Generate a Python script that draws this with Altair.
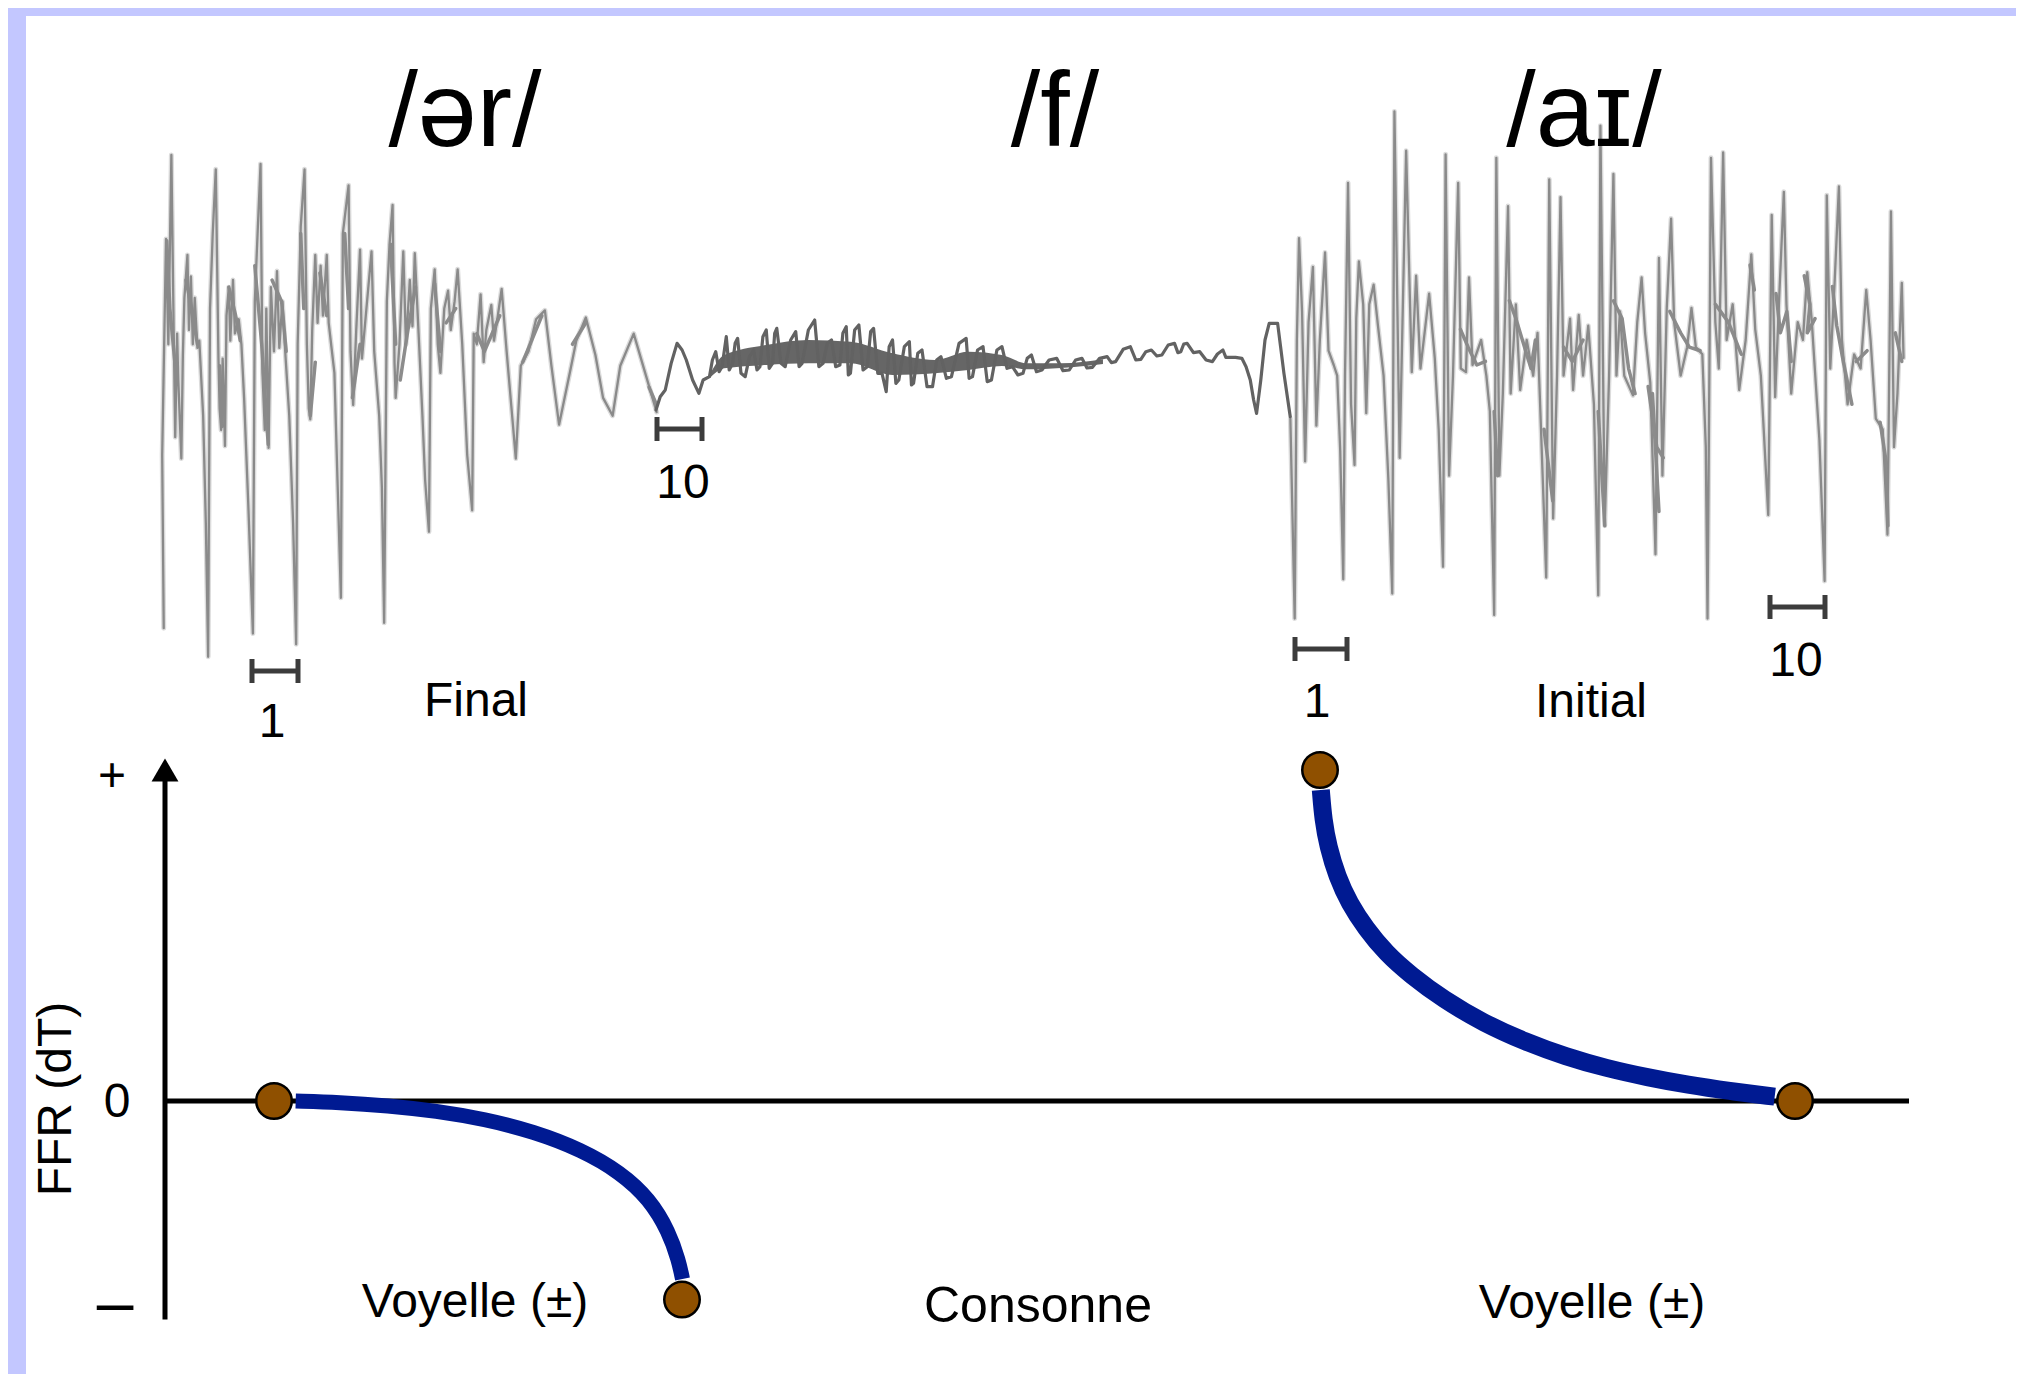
import altair as alt
import pandas as pd

# Waveform traces as (time, level) pairs in crop readings.
final_wave = [
(62,1395),(58,910),(68,305),(74,600),(82,70),(88,560),(92,860),(97,570),(100,700),(108,920),(112,630),(116,470),(124,350),(128,560),(133,410),(138,600),(143,470),(150,610),(155,590),(165,800),(172,1100),(178,1475),
(183,500),(190,290),(198,110),(205,640),(208,780),(212,840),(216,640),(222,885),(226,520),(232,440),(236,590),(243,420),(248,570),(258,530),(265,600),(272,750),(283,1050),(295,1410),
(300,480),(308,270),(315,95),(320,680),(326,840),(330,500),(336,890),(342,440),(350,620),(358,395),(364,610),(372,480),(380,630),(390,800),(400,1100),(408,1440),
(412,600),(420,270),(430,110),(436,600),(441,780),(445,810),(450,560),(458,350),(464,540),(472,380),(478,520),(488,350),(493,540),(508,680),(516,980),(525,1310),
(530,290),(545,155),(550,620),(557,770),(565,560),(575,335),(580,640),(590,520),(605,340),(612,620),(625,800),(632,1000),(638,1380),
(645,480),(652,320),(660,210),(665,650),(668,750),(678,600),(688,340),(695,600),(705,420),(712,550),(718,345),(728,570),(738,800),(745,980),(755,1125),
(760,500),(770,390),(778,600),(785,680),(795,500),(805,450),(812,560),(822,480),(830,390),(842,600),(855,910),(868,1065),
(872,570),(880,600),(890,460),(898,650),(905,560),(918,490),(925,590),(935,520),(945,445),(958,620),(970,770),(982,920),
(995,660),(1015,620),(1035,530),(1058,505),(1075,660),(1095,825),(1125,670),(1140,590),(1165,525),(1190,630),(1210,750),(1235,800),(1255,660),(1290,570),(1320,680),(1350,790),
]
final_core = [
[(70,310),(78,500),(92,660)],[(120,420),(135,500),(150,600)],[(208,660),(215,830)],[(232,440),(250,520),(262,590)],
[(300,380),(318,600),(335,880)],[(345,420),(370,480),(382,620)],[(420,290),(428,500)],[(445,800),(458,650)],[(470,400),(488,520)],
[(535,290),(545,500)],[(555,750),(575,600)],[(655,320),(668,600)],[(680,700),(700,560),(720,440)],[(770,430),(785,620)],[(800,540),(825,500)],
[(880,570),(900,620),(940,520)],[(1000,650),(1050,520)],[(1130,600),(1165,540)],[(1330,720),(1350,770)],
]
consonant_wave = [
(38,390),(48,350),(60,330),(74,250),(88,190),(100,210),(110,240),(125,300),(140,340),(150,300),(165,290),(172,240),(180,215),(188,275),(195,260),(205,170),(212,270),(220,250),(226,190),(232,175),(240,280),(250,290),(260,230),(270,210),(278,270),(285,260),(292,170),(300,150),(307,265),(315,250),(320,160),(325,145),(335,250),(345,260),(358,180),(370,155),(378,260),(385,250),(400,150),(415,120),(425,260),(435,250),(445,190),(455,180),(465,260),(475,255),(482,160),(490,140),(495,285),(500,280),(510,150),(520,135),(530,270),(540,260),(548,155),(555,145),(565,280),(575,280),(585,335),(592,200),(600,180),(608,310),(615,300),(628,200),(640,185),(645,315),(650,310),(660,220),(670,210),(682,320),(695,320),(705,240),(715,230),(728,295),(740,290),(758,190),(775,175),(782,295),(790,290),(802,210),(815,200),(825,305),(835,300),(848,210),(860,200),(872,265),(885,260),(898,285),(910,280),(920,235),(930,225),(942,275),(955,270),(972,240),(990,235),(1005,272),(1020,270),(1035,240),(1050,235),(1062,264),(1075,262),(1092,235),(1110,230),(1120,248),(1130,245),(1148,208),(1165,200),(1178,240),(1190,238),(1202,215),(1215,210),(1228,228),(1240,225),(1255,195),(1270,190),(1278,218),(1285,215),(1292,192),(1300,190),(1315,218),(1330,215),(1345,240),(1360,245),(1372,222),(1385,210),(1392,232),(1400,232),(1415,232),(1430,235),(1440,260),(1450,300),(1458,360),(1465,400),(1475,300),(1485,180),(1495,130),(1515,130),(1522,200),(1530,280),(1545,410),
]
# dark band of the consonant: (time, upper edge, lower edge)
consonant_band = [(165,285,295),(200,225,265),(300,195,255),(400,180,250),(500,185,250),(600,220,285),(700,240,280),(780,215,270),(860,225,258),(920,250,268),(1000,250,264),(1100,238,252)]
initial_wave = [
(70,920),(80,1480),(85,700),(90,415),(97,620),(104,1040),(112,650),(122,495),(130,940),(138,700),(150,455),(158,730),(170,770),(178,800),(185,1010),(192,1370),(196,800),(203,260),(210,880),(218,1050),(222,640),(228,480),(238,600),(245,905),(252,600),(262,545),(272,660),(285,800),(296,1090),(305,1410),
(310,60),(322,1030),(337,170),(350,790),(360,520),(370,780),(390,570),(403,750),(412,950),(422,1335),(428,180),(436,1080),(445,800),(457,260),(463,780),(475,790),(482,525),(490,770),(510,700),(522,800),(530,900),(540,1470),
(545,190),(552,1080),(560,850),(572,325),(578,850),(590,600),(600,840),(615,700),(630,800),(640,680),(648,950),(660,1365),(667,250),(676,1200),(685,800),(693,300),(700,800),(715,640),(722,840),(735,630),(745,800),(757,660),(770,880),(780,1415),
(785,100),(795,1220),(805,800),(815,235),(822,800),(830,620),(840,800),(860,855),(870,650),(880,525),(888,680),(900,820),(912,1300),(920,470),(928,1080),(938,610),(948,360),(955,650),(970,800),(985,720),(995,610),(1005,720),(1020,740),(1028,1000),(1032,1480),
(1040,190),(1050,650),(1058,780),(1068,175),(1076,700),(1090,600),(1105,840),(1120,700),(1133,460),(1142,670),(1155,800),(1172,1190),(1180,350),(1188,860),(1198,560),(1208,285),(1214,600),(1225,850),(1240,650),(1252,700),(1262,510),(1272,640),(1290,980),(1302,1375),
(1307,295),(1315,780),(1325,540),(1335,270),(1342,700),(1355,880),(1370,740),(1385,780),(1398,560),(1408,700),(1420,920),(1436,950),(1447,1245),(1455,340),(1462,1000),(1470,850),(1480,540),(1484,750),
]
initial_core = [
[(462,670),(480,720),(500,770),(520,760)],[(575,590),(590,640),(605,700),(625,780),(635,700)],[(700,720),(720,760),(745,700)],
[(815,590),(835,640),(850,780),(865,850)],[(895,830),(915,1000),(930,1030)],[(945,620),(970,680),(990,720),(1015,730)],
[(1050,600),(1080,650),(1110,740)],[(1130,490),(1140,560)],[(1190,570),(1200,680),(1215,620),(1225,760)],[(1255,520),(1268,600),(1262,680),(1280,640)],
[(1320,550),(1330,660),(1345,760),(1365,880)],[(1375,760),(1400,730)],[(1430,930),(1445,1050),(1448,1220)],[(1465,680),(1480,760)],
[(540,900),(548,1080)],[(655,950),(675,1150)],[(780,900),(795,1220)],[(905,850),(920,1180)],
]
# FFR curves, crop readings
ffr_vowel_final = [(610,881),(700,884),(800,892),(900,905),(1000,925),(1100,955),(1200,1000),(1280,1055),(1340,1120),(1380,1200),(1400,1270),(1408,1315)]
ffr_vowel_initial = [(100,150),(106,240),(118,320),(140,410),(170,490),(210,565),(260,640),(320,705),(400,778),(500,850),(600,905),(700,950),(800,985),(900,1012),(1000,1035),(1100,1053),(1212,1070)]
# (time, FFR) of the four dots
dot_time = [274, 682, 1320, 1795]
dot_ffr = [0.0, -0.60, 1.0, 0.0]
# scale bars: (start, end, level)
scale_bars = [(252, 298, -331), (657, 702, -89), (1295, 1347, -309), (1770, 1825, -267)]

W, H = 2008, 1366
BASE = 340
ZERO = 1101
UNIT = 331
BOTTOM = 8 + H


def wave_frame(pairs, x0, y0, sx, sy, group=0):
    return pd.DataFrame({
        "t": [x0 + x / sx for x, _ in pairs],
        "a": [BASE - (y0 + y / sy) for _, y in pairs],
        "i": range(len(pairs)),
        "g": group,
    })


def ffr_frame(pairs, x0, y0, sx, sy):
    return pd.DataFrame({
        "t": [x0 + x / sx for x, _ in pairs],
        "v": [(ZERO - (y0 + y / sy)) / UNIT for _, y in pairs],
        "i": range(len(pairs)),
    })


X = alt.X("t:Q", axis=None, scale=alt.Scale(domain=[8, 8 + W], range=[0, W]))
WAVE_SCALE = alt.Scale(domain=[BASE - BOTTOM, BASE - 8], range=[H, 0])
FFR_SCALE = alt.Scale(domain=[(ZERO - BOTTOM) / UNIT, (ZERO - 8) / UNIT], range=[H, 0])
YA = alt.Y("a:Q", axis=None, scale=WAVE_SCALE)
YV = alt.Y("v:Q", axis=None, scale=FFR_SCALE)
X2 = alt.X2("t2:Q")

layers = []
layers.append(alt.Chart(pd.DataFrame({"k": [0]})).mark_rect(color="white").encode(
    x=alt.value(18), x2=alt.value(W), y=alt.value(8), y2=alt.value(H)))


def wave_line(df, color, width):
    return alt.Chart(df).mark_line(color=color, strokeWidth=width, strokeJoin="round", strokeCap="round").encode(
        x=X, y=YA, order="i:Q", detail="g:N")


final_df = wave_frame(final_wave, 140, 130, 2.613, 2.8)
cons_df = wave_frame(consonant_wave, 640, 280, 2.376, 3.0)
init_df = wave_frame(initial_wave, 1260, 90, 2.306, 2.8)
final_core_df = pd.concat([wave_frame(p, 140, 130, 2.613, 2.8, k) for k, p in enumerate(final_core)])
init_core_df = pd.concat([wave_frame(p, 1260, 90, 2.306, 2.8, k) for k, p in enumerate(initial_core)])
band_df = pd.DataFrame({
    "t": [640 + x / 2.376 for x, _, _ in consonant_band],
    "a": [BASE - (280 + u / 3.0) for _, u, _ in consonant_band],
    "a2": [BASE - (280 + l / 3.0) for _, _, l in consonant_band],
})

layers.append(wave_line(final_df, "#dcdcdc", 5.0))
layers.append(wave_line(init_df, "#dcdcdc", 5.0))
layers.append(wave_line(final_core_df, "#8c8c8c", 3.5))
layers.append(wave_line(init_core_df, "#8c8c8c", 3.5))
layers.append(wave_line(final_df, "#8a8a8a", 2.3))
layers.append(wave_line(init_df, "#8a8a8a", 2.3))
layers.append(alt.Chart(band_df).mark_area(color="#666666", interpolate="monotone").encode(x=X, y=YA, y2=alt.Y2("a2:Q")))
layers.append(wave_line(cons_df, "#626262", 3.2))

# scale bars
bars = pd.DataFrame(scale_bars, columns=["t", "t2", "a"])
layers.append(alt.Chart(bars).mark_rule(color="#3c3c3c", strokeWidth=5).encode(x=X, x2=X2, y=YA))
caps = pd.DataFrame(
    [(t, a - 12, a + 12) for s, e, a in scale_bars for t in (s, e)], columns=["t", "a", "a2"])
layers.append(alt.Chart(caps).mark_rule(color="#3c3c3c", strokeWidth=5).encode(
    x=X, y=YA, y2=alt.Y2("a2:Q")))

# FFR axes
vaxis = pd.DataFrame({"t": [165], "v": [0.98], "v2": [-0.66]})
layers.append(alt.Chart(vaxis).mark_rule(color="black", strokeWidth=5).encode(x=X, y=YV, y2=alt.Y2("v2:Q")))
haxis = pd.DataFrame({"t": [165], "t2": [1909], "v": [0.0]})
layers.append(alt.Chart(haxis).mark_rule(color="black", strokeWidth=5).encode(x=X, x2=X2, y=YV))
arrow = pd.DataFrame({"t": [165], "v": [1.0]})
layers.append(alt.Chart(arrow).mark_point(shape="triangle-up", filled=True, color="black", size=720, opacity=1).encode(x=X, y=YV))


def ffr_line(df, width):
    return alt.Chart(df).mark_line(color="#001a92", strokeWidth=width, interpolate="basis", strokeCap="butt").encode(
        x=X, y=YV, order="i:Q")


layers.append(ffr_line(ffr_frame(ffr_vowel_final, 0, 740, 2.063, 2.44), 15))
layers.append(ffr_line(ffr_frame(ffr_vowel_initial, 1280, 740, 2.45, 3.0), 18))
dots = pd.DataFrame({"t": dot_time, "v": dot_ffr})
layers.append(alt.Chart(dots).mark_point(shape="circle", filled=True, fill="#8f5000", stroke="black",
                                         strokeWidth=2.5, size=1260, opacity=1).encode(x=X, y=YV))

# labels: text, centre, baseline, size
FONT = "Liberation Sans"
labels = [
    ("/ər/", 465, 146, 106), ("/f/", 1055, 146, 106), ("/aɪ/", 1584, 146, 106),
    ("10", 683, 498, 48), ("1", 272, 737, 48), ("Final", 476, 716, 48),
    ("1", 1317, 717, 48), ("Initial", 1591, 717, 48), ("10", 1796, 676, 48),
    ("Voyelle (±)", 475, 1317, 48), ("Consonne", 1038, 1322, 50), ("Voyelle (±)", 1592, 1318, 48),
    ("+", 112, 791, 48), ("0", 117, 1117, 48), ("–", 115, 1325, 66),
]
for txt, cx, by, fs in labels:
    layers.append(alt.Chart(pd.DataFrame({"k": [txt]})).mark_text(
        font=FONT, fontSize=fs, color="black", align="center", baseline="alphabetic"
    ).encode(x=alt.value(cx - 8), y=alt.value(by - 8), text="k:N"))
layers.append(alt.Chart(pd.DataFrame({"k": ["FFR (dT)"]})).mark_text(
    font=FONT, fontSize=48, color="black", align="center", baseline="alphabetic", angle=270
).encode(x=alt.value(71 - 8), y=alt.value(1099 - 8), text="k:N"))

chart = alt.layer(*layers).resolve_scale(y="independent").properties(
    width=W, height=H, padding=0, background="#c3c7ff",
    autosize=alt.AutoSizeParams(type="none"),
).configure_view(stroke=None)

chart.save("out.html", embed_options={"renderer": "svg", "actions": False})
· · · · · · ·
Pictures excluded, repeat exactly the lines from the top of the material through the line with "import pandas as pd", including both of those lines.

Generate a Python script that draws this with Altair.
import altair as alt
import pandas as pd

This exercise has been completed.